Tem sido referido por membros deste Governo que o valor de partida para o leilão que será lançado dentro de poucos meses, para centrais fotovoltaicas, será de 45€/MWh. Certamente o valor final de adjudicação será inferior a este valor, e a pergunta que se impõe é: e quem ganha com isso?

Ganha o consumidor porque vai poupar substancialmente, em especial quando se sabe que o valor médio de 2018 foi de mais de 58 €/MWh. Ganha o produtor porque vai conseguir financiar o seu projeto por ter uma diminuição do risco do investimento, podendo por isso baixar o valor da oferta. E por fim ganha Portugal, que dá mais uns passos importantes na descarbonização da sua economia, a custos sustentáveis e baixos, e cumpre os objetivos com que se comprometeu.

Todos ganham com este novo mercado de eletricidade.

Só não entendo quando se diz: se o valor a pagar pela eletricidade renovável for acima de 47,5€/MWh é um sobrecusto para o sistema elétrico. As previsões que a ERSE fez para a tarifa elétrica entre 2015 a 2019 oscila entre o mínimo de 50,9€/MWh (2017) e o máximo de 65,5€/MWh (2019). Também os valores verificados nestes anos foram sempre superiores a 50€/MWh, exceto 2016 (39,5€/MWh) que foi muito húmido.
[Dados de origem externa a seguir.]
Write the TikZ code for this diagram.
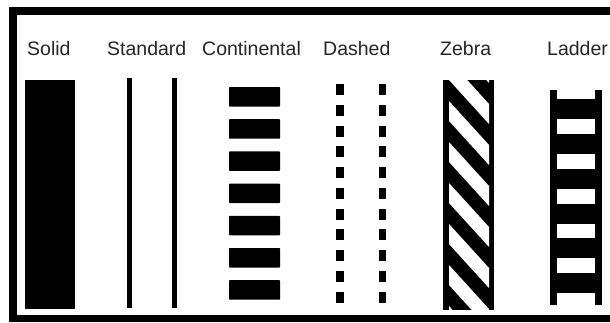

Em 2019, até à data é 56,5€/MWh.

Tendo presente que os custos do mercado marginalista apenas refletem uma parte dos custos de produção de eletricidade, e o que se paga às centrais renováveis é o valor total, não entendo porque é que se continua a dizer que pagar a eletricidade renovável acima de 47,5€/MWh é um sobrecusto para o sistema elétrico.

Ainda bem que se vai conseguir pagar menos que 45€/MWh por eletricidade fotovoltaica, mas talvez tal não seja possível por outras tecnologias. Mas uma coisa é certo, com o processo de leilões vamos ter a eletricidade o mais barata possível, vamo-nos tornar menos dependentes do exterior e vamos descarbonizar a economia, sem nunca esquecer que os leilões também são mercado onde todos ficam a ganhar.